- The exercise -
Starting at the first line of the data, please print exactly those lines through the one that holds "(0,0) rectangle (3789,989);", omitting every picture.

- Source records -

********

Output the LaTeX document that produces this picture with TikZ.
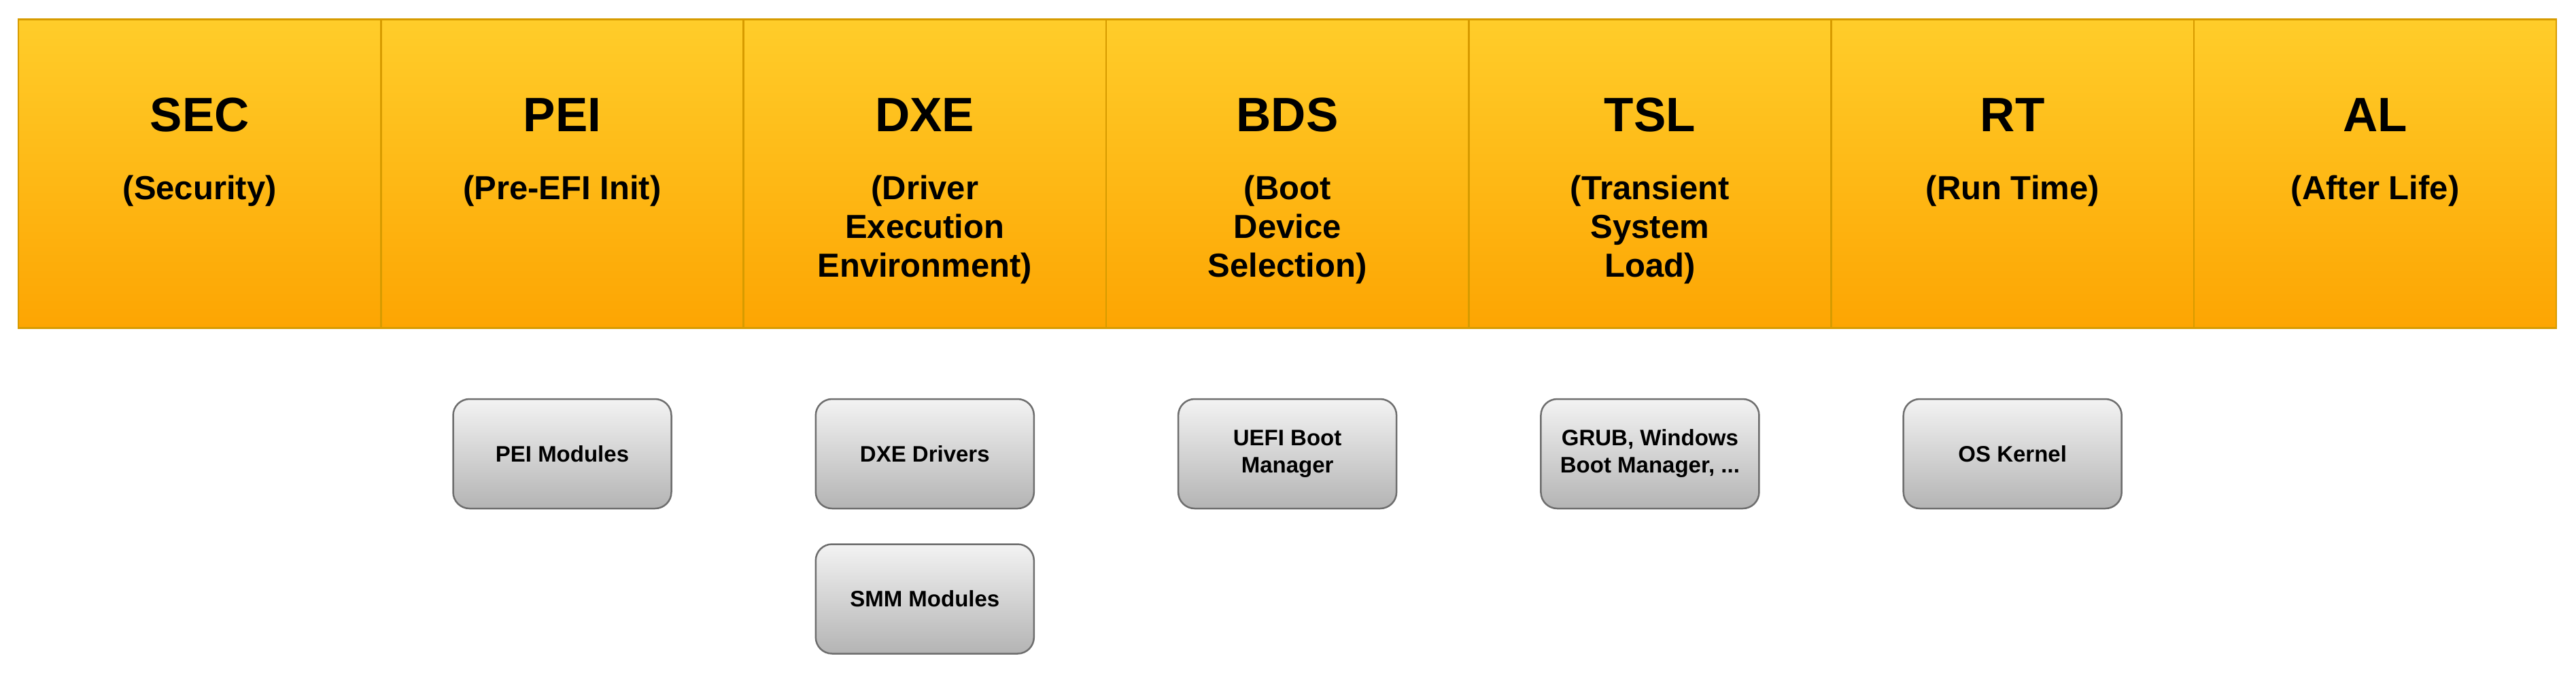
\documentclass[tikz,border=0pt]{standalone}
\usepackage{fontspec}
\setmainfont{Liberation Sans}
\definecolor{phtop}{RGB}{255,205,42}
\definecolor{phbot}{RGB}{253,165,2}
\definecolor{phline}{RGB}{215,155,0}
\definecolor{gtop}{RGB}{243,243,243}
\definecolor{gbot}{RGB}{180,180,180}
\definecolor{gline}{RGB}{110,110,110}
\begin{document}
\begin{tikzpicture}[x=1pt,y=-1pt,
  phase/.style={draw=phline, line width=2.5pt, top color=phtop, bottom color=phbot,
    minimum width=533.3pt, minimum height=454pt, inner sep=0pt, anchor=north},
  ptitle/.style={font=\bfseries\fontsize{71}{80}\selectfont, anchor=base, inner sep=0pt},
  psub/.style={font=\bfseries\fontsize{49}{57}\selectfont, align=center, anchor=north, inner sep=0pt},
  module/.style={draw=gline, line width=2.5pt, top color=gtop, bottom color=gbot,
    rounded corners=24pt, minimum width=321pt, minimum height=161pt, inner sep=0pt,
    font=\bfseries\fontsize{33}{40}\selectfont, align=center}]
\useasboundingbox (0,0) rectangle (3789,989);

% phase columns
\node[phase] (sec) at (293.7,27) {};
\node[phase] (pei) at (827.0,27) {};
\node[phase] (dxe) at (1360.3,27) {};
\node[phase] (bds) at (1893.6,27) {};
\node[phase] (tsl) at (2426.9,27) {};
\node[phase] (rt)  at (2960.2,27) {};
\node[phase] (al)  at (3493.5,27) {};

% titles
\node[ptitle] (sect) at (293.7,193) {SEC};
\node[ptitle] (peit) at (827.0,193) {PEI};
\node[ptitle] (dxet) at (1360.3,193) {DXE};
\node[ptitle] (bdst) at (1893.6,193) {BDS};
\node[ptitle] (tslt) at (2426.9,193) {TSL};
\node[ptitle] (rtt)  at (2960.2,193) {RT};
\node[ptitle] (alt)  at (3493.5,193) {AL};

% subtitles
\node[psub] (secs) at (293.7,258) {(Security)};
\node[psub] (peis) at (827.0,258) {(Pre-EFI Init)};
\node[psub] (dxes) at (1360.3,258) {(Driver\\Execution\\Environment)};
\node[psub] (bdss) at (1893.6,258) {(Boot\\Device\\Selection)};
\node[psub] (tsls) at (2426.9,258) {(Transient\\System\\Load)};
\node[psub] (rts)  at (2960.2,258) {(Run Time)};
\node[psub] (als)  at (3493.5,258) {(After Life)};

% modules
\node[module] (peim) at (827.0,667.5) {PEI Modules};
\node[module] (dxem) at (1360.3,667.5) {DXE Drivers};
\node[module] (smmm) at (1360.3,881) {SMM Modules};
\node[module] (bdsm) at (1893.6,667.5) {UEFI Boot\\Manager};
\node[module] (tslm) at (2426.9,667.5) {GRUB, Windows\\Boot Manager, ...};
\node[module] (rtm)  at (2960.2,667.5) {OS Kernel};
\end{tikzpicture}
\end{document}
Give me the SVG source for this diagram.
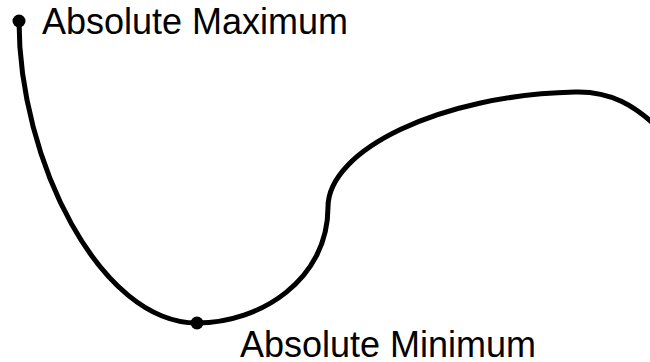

********

- Problem solution -
Output the LaTeX document that produces this picture with TikZ.
\documentclass[tikz,border=0pt]{standalone}
\usepackage{fontspec}
\setmainfont{Liberation Sans}
\definecolor{phtop}{RGB}{255,205,42}
\definecolor{phbot}{RGB}{253,165,2}
\definecolor{phline}{RGB}{215,155,0}
\definecolor{gtop}{RGB}{243,243,243}
\definecolor{gbot}{RGB}{180,180,180}
\definecolor{gline}{RGB}{110,110,110}
\begin{document}
\begin{tikzpicture}[x=1pt,y=-1pt,
  phase/.style={draw=phline, line width=2.5pt, top color=phtop, bottom color=phbot,
    minimum width=533.3pt, minimum height=454pt, inner sep=0pt, anchor=north},
  ptitle/.style={font=\bfseries\fontsize{71}{80}\selectfont, anchor=base, inner sep=0pt},
  psub/.style={font=\bfseries\fontsize{49}{57}\selectfont, align=center, anchor=north, inner sep=0pt},
  module/.style={draw=gline, line width=2.5pt, top color=gtop, bottom color=gbot,
    rounded corners=24pt, minimum width=321pt, minimum height=161pt, inner sep=0pt,
    font=\bfseries\fontsize{33}{40}\selectfont, align=center}]
\useasboundingbox (0,0) rectangle (3789,989);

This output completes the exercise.